* BEGIN Data extract *

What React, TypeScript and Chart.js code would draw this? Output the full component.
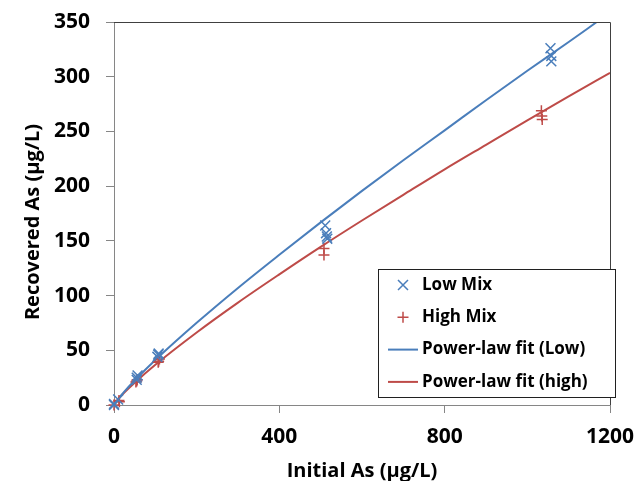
import React, { useEffect, useRef } from "react";
import { Chart, registerables } from "chart.js";

Chart.register(...registerables);

// Replicate measurements (Initial As, Recovered As)
const lowMixX = [0, 0, 10, 55, 55, 57, 105, 107, 108, 511, 513, 515, 516, 1056, 1058, 1058];
const lowMixY = [0, 1, 5, 23, 25, 27, 44, 46, 47, 164, 157, 154, 152, 326, 319, 314];
const highMixX = [0, 12, 13, 53, 55, 56, 107, 108, 110, 508, 508, 1034, 1035, 1036];
const highMixY = [0, 4, 3, 21, 22, 23, 39, 40, 42, 143, 137, 269, 264, 261];

// Fitted curves
const lowFitX = [0, 10, 25, 50, 100, 200, 300, 400, 500, 600, 700, 800, 900, 1000, 1100, 1168];
const lowFitY = [0, 5.5, 12.3, 22.4, 41.1, 75.1, 107, 137.3, 166.9, 195.7, 223.7, 251, 278.5, 305.5, 331.7, 350];
const highFitX = [0, 10, 25, 50, 100, 200, 300, 400, 500, 600, 700, 800, 900, 1000, 1100, 1200];
const highFitY = [0, 5.2, 11.4, 20.4, 36.8, 66.3, 93.6, 119.4, 144.5, 168.6, 192.1, 215.4, 237.8, 260.1, 282, 303.6];

const xTicks = [0, 400, 800, 1200];
const yTicks = [0, 50, 100, 150, 200, 250, 300, 350];

const seriesLabels = ["Low Mix", "High Mix", "Power-law fit (Low)", "Power-law fit (high)"];
const xTitle = "Initial As (µg/L)";
const yTitle = "Recovered As (µg/L)";

const BLUE = "#4A7EBB";
const RED = "#BE4B48";
const AXIS = "#868686";
const FONT = "'Open Sans'";

const zip = (xs: number[], ys: number[]) => xs.map((x, i) => ({ x, y: ys[i] }));

const frameAndLegend = {
  id: "frameAndLegend",
  afterDatasetsDraw(chart: any) {
    const { ctx, chartArea } = chart;
    const { left, right, top, bottom } = chartArea;
    ctx.save();
    // top & right frame
    ctx.strokeStyle = "#404040";
    ctx.lineWidth = 1;
    ctx.beginPath();
    ctx.moveTo(left, top + 0.5);
    ctx.lineTo(right + 0.5, top + 0.5);
    ctx.lineTo(right + 0.5, bottom);
    ctx.stroke();

    // y axis title (rotated, as text)
    ctx.save();
    ctx.translate(33, 222);
    ctx.rotate(-Math.PI / 2);
    ctx.font = `bold 20px ${FONT}`;
    ctx.fillStyle = "#000000";
    ctx.textAlign = "center";
    ctx.textBaseline = "middle";
    ctx.fillText(yTitle, 0, 0);
    ctx.restore();

    // legend box
    const bw = 237;
    const bh = 128;
    const bx = right + 5 - bw;
    const by = bottom - 8 - bh;
    ctx.fillStyle = "#ffffff";
    ctx.fillRect(bx, by, bw, bh);
    ctx.strokeStyle = "#202020";
    ctx.lineWidth = 1;
    ctx.strokeRect(bx + 0.5, by + 0.5, bw, bh);

    const rowH = 32.3;
    const firstY = by + 16;
    const markX = bx + 25;
    const textX = bx + 44;
    ctx.font = `bold 17px ${FONT}`;
    ctx.textBaseline = "middle";
    ctx.textAlign = "left";
    chart.data.datasets.forEach((ds: any, i: number) => {
      const cy = firstY + i * rowH;
      ctx.strokeStyle = ds.borderColor;
      ctx.lineWidth = i < 2 ? 1.5 : 2;
      ctx.beginPath();
      if (i === 0) {
        const r = 5;
        ctx.moveTo(markX - r, cy - r);
        ctx.lineTo(markX + r, cy + r);
        ctx.moveTo(markX - r, cy + r);
        ctx.lineTo(markX + r, cy - r);
      } else if (i === 1) {
        const r = 5.5;
        ctx.moveTo(markX - r, cy);
        ctx.lineTo(markX + r, cy);
        ctx.moveTo(markX, cy - r);
        ctx.lineTo(markX, cy + r);
      } else {
        ctx.moveTo(bx + 10, cy);
        ctx.lineTo(bx + 40, cy);
      }
      ctx.stroke();
      ctx.fillStyle = "#000000";
      ctx.fillText(ds.label, textX, cy);
    });
    ctx.restore();
  },
};

const noPad = (s: any) => {
  s.paddingTop = 0;
  s.paddingBottom = 0;
  s.paddingLeft = 0;
  s.paddingRight = 0;
};

export default function App() {
  const ref = useRef<HTMLCanvasElement | null>(null);

  useEffect(() => {
    document.body.style.margin = "0";
    const canvas = ref.current;
    if (!canvas) return;
    const tickFont = { family: FONT, size: 21, weight: "bold" as const };
    const titleFont = { family: FONT, size: 20, weight: "bold" as const };
    const chart = new Chart(canvas, {
      type: "scatter",
      data: {
        datasets: [
          {
            label: seriesLabels[0],
            data: zip(lowMixX, lowMixY),
            showLine: false,
            pointStyle: "crossRot",
            pointRadius: 7,
            pointHoverRadius: 7,
            borderColor: BLUE,
            backgroundColor: BLUE,
            pointBorderWidth: 1.5,
            clip: false as any,
          },
          {
            label: seriesLabels[1],
            data: zip(highMixX, highMixY),
            showLine: false,
            pointStyle: "cross",
            pointRadius: 5.5,
            pointHoverRadius: 5.5,
            borderColor: RED,
            backgroundColor: RED,
            pointBorderWidth: 1.5,
            clip: false as any,
          },
          {
            label: seriesLabels[2],
            data: zip(lowFitX, lowFitY),
            showLine: true,
            pointRadius: 0,
            borderColor: BLUE,
            borderWidth: 2,
            cubicInterpolationMode: "monotone",
          },
          {
            label: seriesLabels[3],
            data: zip(highFitX, highFitY),
            showLine: true,
            pointRadius: 0,
            borderColor: RED,
            borderWidth: 2,
            cubicInterpolationMode: "monotone",
          },
        ],
      },
      options: {
        animation: false,
        responsive: false,
        devicePixelRatio: 1,
        layout: { padding: { left: 0, right: 28, top: 22, bottom: 0 } },
        plugins: {
          legend: { display: false },
          tooltip: { enabled: false },
        },
        scales: {
          x: {
            type: "linear",
            min: 0,
            max: 1200,
            afterFit: (s: any) => {
              s.height = 76;
              noPad(s);
            },
            afterBuildTicks: (s: any) => {
              s.ticks = xTicks.map((v) => ({ value: v }));
            },
            ticks: {
              font: tickFont,
              color: "#000000",
              padding: 11,
              maxRotation: 0,
              autoSkip: false,
              callback: (v: any) => String(v),
            },
            grid: {
              drawOnChartArea: false,
              drawTicks: true,
              tickLength: 8,
              color: AXIS,
            },
            border: { color: AXIS, width: 1 },
            title: {
              display: true,
              text: xTitle,
              font: titleFont,
              color: "#000000",
              padding: { top: 0, bottom: -2 },
            },
          },
          y: {
            type: "linear",
            min: 0,
            max: 350,
            afterFit: (s: any) => {
              s.width = 114;
              noPad(s);
            },
            afterBuildTicks: (s: any) => {
              s.ticks = yTicks.map((v) => ({ value: v }));
            },
            ticks: {
              font: tickFont,
              color: "#000000",
              padding: 16,
              autoSkip: false,
              callback: (v: any) => String(v),
            },
            grid: {
              drawOnChartArea: false,
              drawTicks: true,
              tickLength: 8,
              color: AXIS,
            },
            border: { color: AXIS, width: 1 },
            title: { display: false },
          },
        },
      },
      plugins: [frameAndLegend],
    });
    return () => chart.destroy();
  }, []);

  return (
    <div style={{ width: 638, height: 481 }}>
      <canvas ref={ref} width={638} height={481} style={{ display: "block" }} />
    </div>
  );
}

* END Data extract *

Reproduce the whole listing above word for word, but not its pictures.

_Solution to this exercise_
What React, TypeScript and Chart.js code would draw this? Output the full component.
import React, { useEffect, useRef } from "react";
import { Chart, registerables } from "chart.js";

Chart.register(...registerables);

// Replicate measurements (Initial As, Recovered As)
const lowMixX = [0, 0, 10, 55, 55, 57, 105, 107, 108, 511, 513, 515, 516, 1056, 1058, 1058];
const lowMixY = [0, 1, 5, 23, 25, 27, 44, 46, 47, 164, 157, 154, 152, 326, 319, 314];
const highMixX = [0, 12, 13, 53, 55, 56, 107, 108, 110, 508, 508, 1034, 1035, 1036];
const highMixY = [0, 4, 3, 21, 22, 23, 39, 40, 42, 143, 137, 269, 264, 261];

// Fitted curves
const lowFitX = [0, 10, 25, 50, 100, 200, 300, 400, 500, 600, 700, 800, 900, 1000, 1100, 1168];
const lowFitY = [0, 5.5, 12.3, 22.4, 41.1, 75.1, 107, 137.3, 166.9, 195.7, 223.7, 251, 278.5, 305.5, 331.7, 350];
const highFitX = [0, 10, 25, 50, 100, 200, 300, 400, 500, 600, 700, 800, 900, 1000, 1100, 1200];
const highFitY = [0, 5.2, 11.4, 20.4, 36.8, 66.3, 93.6, 119.4, 144.5, 168.6, 192.1, 215.4, 237.8, 260.1, 282, 303.6];

const xTicks = [0, 400, 800, 1200];
const yTicks = [0, 50, 100, 150, 200, 250, 300, 350];

const seriesLabels = ["Low Mix", "High Mix", "Power-law fit (Low)", "Power-law fit (high)"];
const xTitle = "Initial As (µg/L)";
const yTitle = "Recovered As (µg/L)";

const BLUE = "#4A7EBB";
const RED = "#BE4B48";
const AXIS = "#868686";
const FONT = "'Open Sans'";

const zip = (xs: number[], ys: number[]) => xs.map((x, i) => ({ x, y: ys[i] }));

const frameAndLegend = {
  id: "frameAndLegend",
  afterDatasetsDraw(chart: any) {
    const { ctx, chartArea } = chart;
    const { left, right, top, bottom } = chartArea;
    ctx.save();
    // top & right frame
    ctx.strokeStyle = "#404040";
    ctx.lineWidth = 1;
    ctx.beginPath();
    ctx.moveTo(left, top + 0.5);
    ctx.lineTo(right + 0.5, top + 0.5);
    ctx.lineTo(right + 0.5, bottom);
    ctx.stroke();

    // y axis title (rotated, as text)
    ctx.save();
    ctx.translate(33, 222);
    ctx.rotate(-Math.PI / 2);
    ctx.font = `bold 20px ${FONT}`;
    ctx.fillStyle = "#000000";
    ctx.textAlign = "center";
    ctx.textBaseline = "middle";
    ctx.fillText(yTitle, 0, 0);
    ctx.restore();

    // legend box
    const bw = 237;
    const bh = 128;
    const bx = right + 5 - bw;
    const by = bottom - 8 - bh;
    ctx.fillStyle = "#ffffff";
    ctx.fillRect(bx, by, bw, bh);
    ctx.strokeStyle = "#202020";
    ctx.lineWidth = 1;
    ctx.strokeRect(bx + 0.5, by + 0.5, bw, bh);

    const rowH = 32.3;
    const firstY = by + 16;
    const markX = bx + 25;
    const textX = bx + 44;
    ctx.font = `bold 17px ${FONT}`;
    ctx.textBaseline = "middle";
    ctx.textAlign = "left";
    chart.data.datasets.forEach((ds: any, i: number) => {
      const cy = firstY + i * rowH;
      ctx.strokeStyle = ds.borderColor;
      ctx.lineWidth = i < 2 ? 1.5 : 2;
      ctx.beginPath();
      if (i === 0) {
        const r = 5;
        ctx.moveTo(markX - r, cy - r);
        ctx.lineTo(markX + r, cy + r);
        ctx.moveTo(markX - r, cy + r);
        ctx.lineTo(markX + r, cy - r);
      } else if (i === 1) {
        const r = 5.5;
        ctx.moveTo(markX - r, cy);
        ctx.lineTo(markX + r, cy);
        ctx.moveTo(markX, cy - r);
        ctx.lineTo(markX, cy + r);
      } else {
        ctx.moveTo(bx + 10, cy);
        ctx.lineTo(bx + 40, cy);
      }
      ctx.stroke();
      ctx.fillStyle = "#000000";
      ctx.fillText(ds.label, textX, cy);
    });
    ctx.restore();
  },
};

const noPad = (s: any) => {
  s.paddingTop = 0;
  s.paddingBottom = 0;
  s.paddingLeft = 0;
  s.paddingRight = 0;
};

export default function App() {
  const ref = useRef<HTMLCanvasElement | null>(null);

  useEffect(() => {
    document.body.style.margin = "0";
    const canvas = ref.current;
    if (!canvas) return;
    const tickFont = { family: FONT, size: 21, weight: "bold" as const };
    const titleFont = { family: FONT, size: 20, weight: "bold" as const };
    const chart = new Chart(canvas, {
      type: "scatter",
      data: {
        datasets: [
          {
            label: seriesLabels[0],
            data: zip(lowMixX, lowMixY),
            showLine: false,
            pointStyle: "crossRot",
            pointRadius: 7,
            pointHoverRadius: 7,
            borderColor: BLUE,
            backgroundColor: BLUE,
            pointBorderWidth: 1.5,
            clip: false as any,
          },
          {
            label: seriesLabels[1],
            data: zip(highMixX, highMixY),
            showLine: false,
            pointStyle: "cross",
            pointRadius: 5.5,
            pointHoverRadius: 5.5,
            borderColor: RED,
            backgroundColor: RED,
            pointBorderWidth: 1.5,
            clip: false as any,
          },
          {
            label: seriesLabels[2],
            data: zip(lowFitX, lowFitY),
            showLine: true,
            pointRadius: 0,
            borderColor: BLUE,
            borderWidth: 2,
            cubicInterpolationMode: "monotone",
          },
          {
            label: seriesLabels[3],
            data: zip(highFitX, highFitY),
            showLine: true,
            pointRadius: 0,
            borderColor: RED,
            borderWidth: 2,
            cubicInterpolationMode: "monotone",
          },
        ],
      },
      options: {
        animation: false,
        responsive: false,
        devicePixelRatio: 1,
        layout: { padding: { left: 0, right: 28, top: 22, bottom: 0 } },
        plugins: {
          legend: { display: false },
          tooltip: { enabled: false },
        },
        scales: {
          x: {
            type: "linear",
            min: 0,
            max: 1200,
            afterFit: (s: any) => {
              s.height = 76;
              noPad(s);
            },
            afterBuildTicks: (s: any) => {
              s.ticks = xTicks.map((v) => ({ value: v }));
            },
            ticks: {
              font: tickFont,
              color: "#000000",
              padding: 11,
              maxRotation: 0,
              autoSkip: false,
              callback: (v: any) => String(v),
            },
            grid: {
              drawOnChartArea: false,
              drawTicks: true,
              tickLength: 8,
              color: AXIS,
            },
            border: { color: AXIS, width: 1 },
            title: {
              display: true,
              text: xTitle,
              font: titleFont,
              color: "#000000",
              padding: { top: 0, bottom: -2 },
            },
          },
          y: {
            type: "linear",
            min: 0,
            max: 350,
            afterFit: (s: any) => {
              s.width = 114;
              noPad(s);
            },
            afterBuildTicks: (s: any) => {
              s.ticks = yTicks.map((v) => ({ value: v }));
            },
            ticks: {
              font: tickFont,
              color: "#000000",
              padding: 16,
              autoSkip: false,
              callback: (v: any) => String(v),
            },
            grid: {
              drawOnChartArea: false,
              drawTicks: true,
              tickLength: 8,
              color: AXIS,
            },
            border: { color: AXIS, width: 1 },
            title: { display: false },
          },
        },
      },
      plugins: [frameAndLegend],
    });
    return () => chart.destroy();
  }, []);

  return (
    <div style={{ width: 638, height: 481 }}>
      <canvas ref={ref} width={638} height={481} style={{ display: "block" }} />
    </div>
  );
}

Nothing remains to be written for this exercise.